Task requirements
Copy nothing but the text: reproduce each line of the listing exactly and leave the pictures out.

┌─ Given material

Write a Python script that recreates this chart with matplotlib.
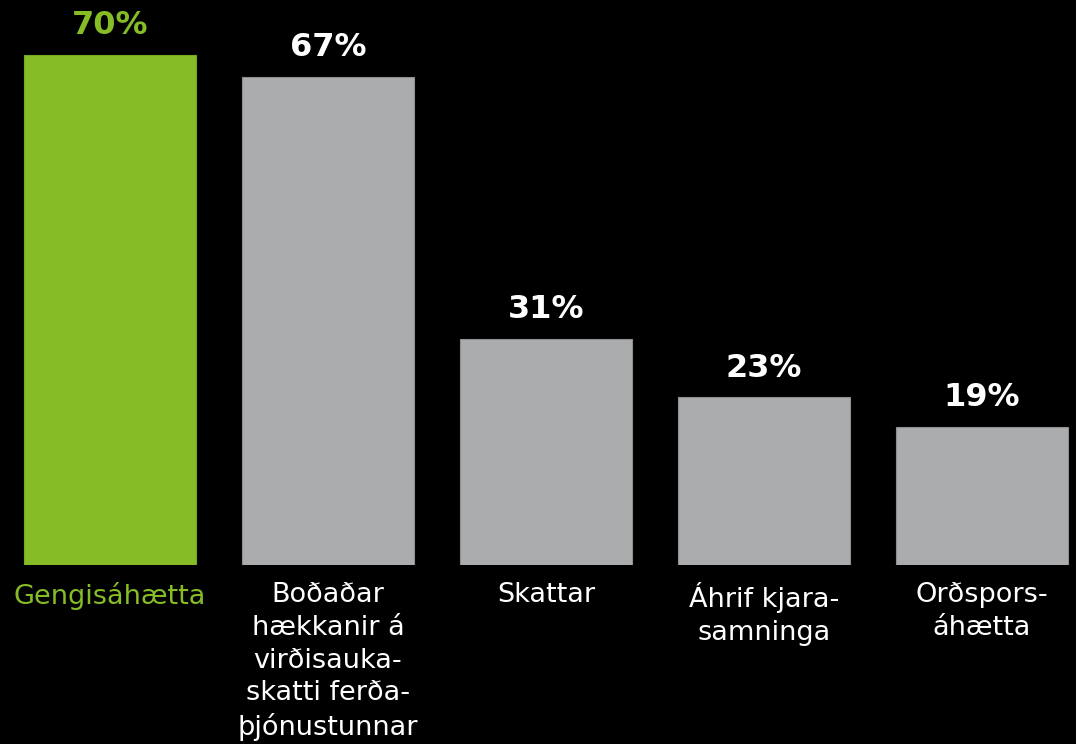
import matplotlib
matplotlib.use("Agg")
import matplotlib.pyplot as plt

categories = ["Gengisáhætta", "Boðaðar\nhækkanir á\nvirðisauka-\nskatti ferða-\nþjónustunnar",
              "Skattar", "Áhrif kjara-\nsamninga", "Orðspors-\náhætta"]
values = [70, 67, 31, 23, 19]
labels = ["70%", "67%", "31%", "23%", "19%"]

GREEN = "#86BC25"
GRAY = "#ABACAE"
colors = [GREEN, GRAY, GRAY, GRAY, GRAY]
label_colors = [GREEN, "white", "white", "white", "white"]

fig = plt.figure(figsize=(10.76, 7.44), dpi=100, facecolor="black")
ax = fig.add_axes([0, 1 - 565 / 744, 1, 565 / 744])
ax.set_facecolor("black")

x = list(range(len(values)))
bars = ax.bar(x, values, width=0.789, color=colors,
              edgecolor=["#7aa821", "#8e8f91", "#8e8f91", "#8e8f91", "#8e8f91"], linewidth=0.8)
ax.set_xlim(-0.505, 4.433)
ax.set_ylim(0, 565 / 7.286)

for b, lab, c in zip(bars, labels, label_colors):
    ax.annotate(lab, (b.get_x() + b.get_width() / 2, b.get_height()),
                xytext=(0, 10), textcoords="offset points", ha="center", va="bottom",
                fontsize=23, fontweight="bold", color=c, family="DejaVu Sans")

ax.set_xticks(x)
ax.set_xticklabels(categories, fontsize=19.5, family="DejaVu Sans", linespacing=1.33)
for t, c in zip(ax.get_xticklabels(), label_colors):
    t.set_color(c)
ax.tick_params(axis="x", length=0, pad=12.5)
ax.set_yticks([])
for s in ax.spines.values():
    s.set_visible(False)

fig.savefig("out.png", dpi=100, facecolor="black")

└─

Solution for this problem
Write a Python script that recreates this chart with matplotlib.
import matplotlib
matplotlib.use("Agg")
import matplotlib.pyplot as plt

categories = ["Gengisáhætta", "Boðaðar\nhækkanir á\nvirðisauka-\nskatti ferða-\nþjónustunnar",
              "Skattar", "Áhrif kjara-\nsamninga", "Orðspors-\náhætta"]
values = [70, 67, 31, 23, 19]
labels = ["70%", "67%", "31%", "23%", "19%"]

GREEN = "#86BC25"
GRAY = "#ABACAE"
colors = [GREEN, GRAY, GRAY, GRAY, GRAY]
label_colors = [GREEN, "white", "white", "white", "white"]

fig = plt.figure(figsize=(10.76, 7.44), dpi=100, facecolor="black")
ax = fig.add_axes([0, 1 - 565 / 744, 1, 565 / 744])
ax.set_facecolor("black")

x = list(range(len(values)))
bars = ax.bar(x, values, width=0.789, color=colors,
              edgecolor=["#7aa821", "#8e8f91", "#8e8f91", "#8e8f91", "#8e8f91"], linewidth=0.8)
ax.set_xlim(-0.505, 4.433)
ax.set_ylim(0, 565 / 7.286)

for b, lab, c in zip(bars, labels, label_colors):
    ax.annotate(lab, (b.get_x() + b.get_width() / 2, b.get_height()),
                xytext=(0, 10), textcoords="offset points", ha="center", va="bottom",
                fontsize=23, fontweight="bold", color=c, family="DejaVu Sans")

ax.set_xticks(x)
ax.set_xticklabels(categories, fontsize=19.5, family="DejaVu Sans", linespacing=1.33)
for t, c in zip(ax.get_xticklabels(), label_colors):
    t.set_color(c)
ax.tick_params(axis="x", length=0, pad=12.5)
ax.set_yticks([])
for s in ax.spines.values():
    s.set_visible(False)

fig.savefig("out.png", dpi=100, facecolor="black")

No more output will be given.